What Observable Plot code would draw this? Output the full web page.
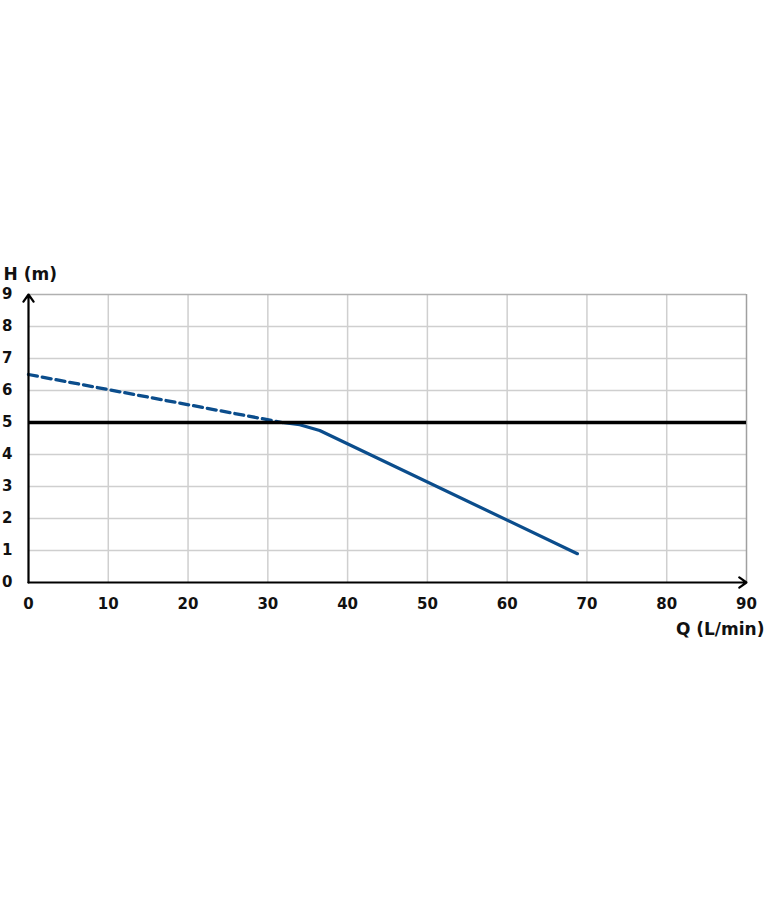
<!DOCTYPE html>
<html>
<head>
<meta charset="utf-8">
<script src="https://cdn.jsdelivr.net/npm/d3@7"></script>
<script src="https://cdn.jsdelivr.net/npm/@observablehq/plot@0.6"></script>
<style>
  html, body { margin: 0; padding: 0; background: #fff; }
</style>
</head>
<body>
<div id="chart"></div>
<script>
// ---- data ----
const xDomain = [0, 90];
const yDomain = [0, 9];
const xTicks = [0, 10, 20, 30, 40, 50, 60, 70, 80, 90];
const yTicks = [0, 1, 2, 3, 4, 5, 6, 7, 8, 9];
const xLabel = "Q (L/min)";
const yLabel = "H (m)";
// dashed part of the pump curve
const dashedQ = [0, 31.8];
const dashedH = [6.5, 5.0];
// solid part of the pump curve
const solidQ = [31.8, 34, 36.5, 68.8];
const solidH = [5.0, 4.93, 4.75, 0.9];
// reference head line
const refH = 5;

const dashed = dashedQ.map((q, i) => ({q, h: dashedH[i]}));
const solid = solidQ.map((q, i) => ({q, h: solidH[i]}));

const font = "DejaVu Sans";
const blue = "#0b4d8c";

const chart = Plot.plot({
  width: 765,
  height: 900,
  marginLeft: 28,
  marginRight: 19,
  marginTop: 294,
  marginBottom: 318,
  style: {fontFamily: font, fontSize: "15px", color: "#111", background: "#fff"},
  x: {domain: xDomain},
  y: {domain: yDomain},
  marks: [
    Plot.gridX(xTicks.slice(1, -1), {stroke: "#cfcfcf", strokeOpacity: 1, strokeWidth: 1.5}),
    Plot.gridY(yTicks.slice(1, -1), {stroke: "#cfcfcf", strokeOpacity: 1, strokeWidth: 1.5}),
    Plot.ruleY([yDomain[1]], {stroke: "#b0b0b0", strokeWidth: 1.5}),
    Plot.ruleX([xDomain[1]], {stroke: "#a0a0a0", strokeWidth: 1.5}),
    Plot.axisX(xTicks, {tickSize: 0, tickPadding: 16, label: null, fontWeight: "bold", fontSize: 15, fill: "#111"}),
    Plot.axisY(yTicks, {tickSize: 0, tickPadding: 16, label: null, fontWeight: "bold", fontSize: 15, fill: "#111"}),
    Plot.line(dashed, {x: "q", y: "h", stroke: blue, strokeWidth: 3.3, strokeDasharray: "9,5"}),
    Plot.line(solid, {x: "q", y: "h", stroke: blue, strokeWidth: 3.2}),
    Plot.ruleY([refH], {stroke: "#000", strokeWidth: 3.5}),
    Plot.arrow([{x1: xDomain[0], y1: yDomain[0], x2: xDomain[1], y2: yDomain[0]}],
      {x1: "x1", y1: "y1", x2: "x2", y2: "y2", stroke: "#000", strokeWidth: 2.2, headLength: 6, headAngle: 70}),
    Plot.arrow([{x1: xDomain[0], y1: yDomain[0], x2: xDomain[0], y2: yDomain[1]}],
      {x1: "x1", y1: "y1", x2: "x2", y2: "y2", stroke: "#000", strokeWidth: 2.2, headLength: 6, headAngle: 70}),
    Plot.text([yLabel], {frameAnchor: "top-left", dx: -25, dy: -27, textAnchor: "start",
      fontWeight: "bold", fontSize: 17, fill: "#111", style: "letter-spacing:1.5px"}),
    Plot.text([xLabel], {frameAnchor: "bottom-right", dx: 18, dy: 52, textAnchor: "end",
      fontWeight: "bold", fontSize: 17, fill: "#111", style: "letter-spacing:1.5px"})
  ]
});
document.getElementById("chart").appendChild(chart);
</script>
</body>
</html>
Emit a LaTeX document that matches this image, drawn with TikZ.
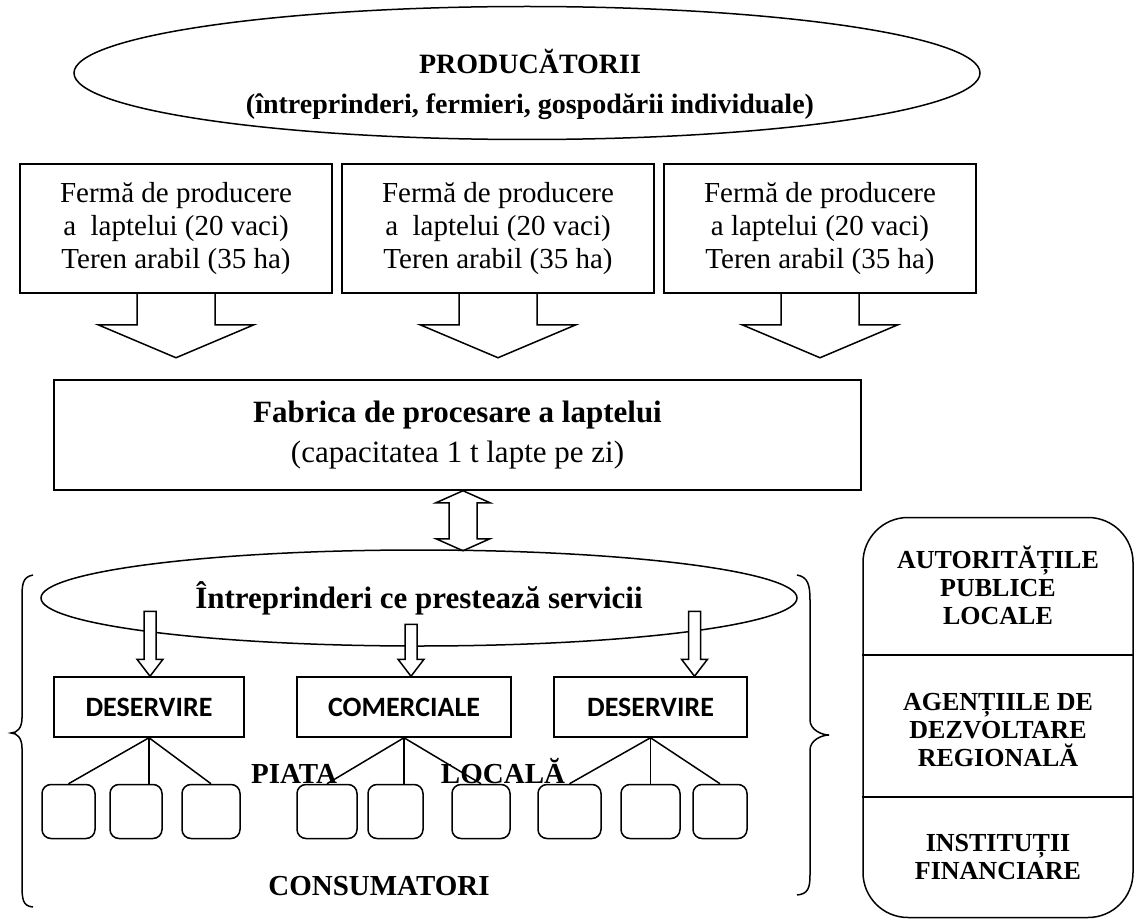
★ ★ ★ ★
### TASK DESCRIPTION
Copy out each line of the data where the string "this" appears.

### WRITTEN RESPONSE
What Observable Plot code would draw this? Output the full web page.
Emit a LaTeX document that matches this image, drawn with TikZ.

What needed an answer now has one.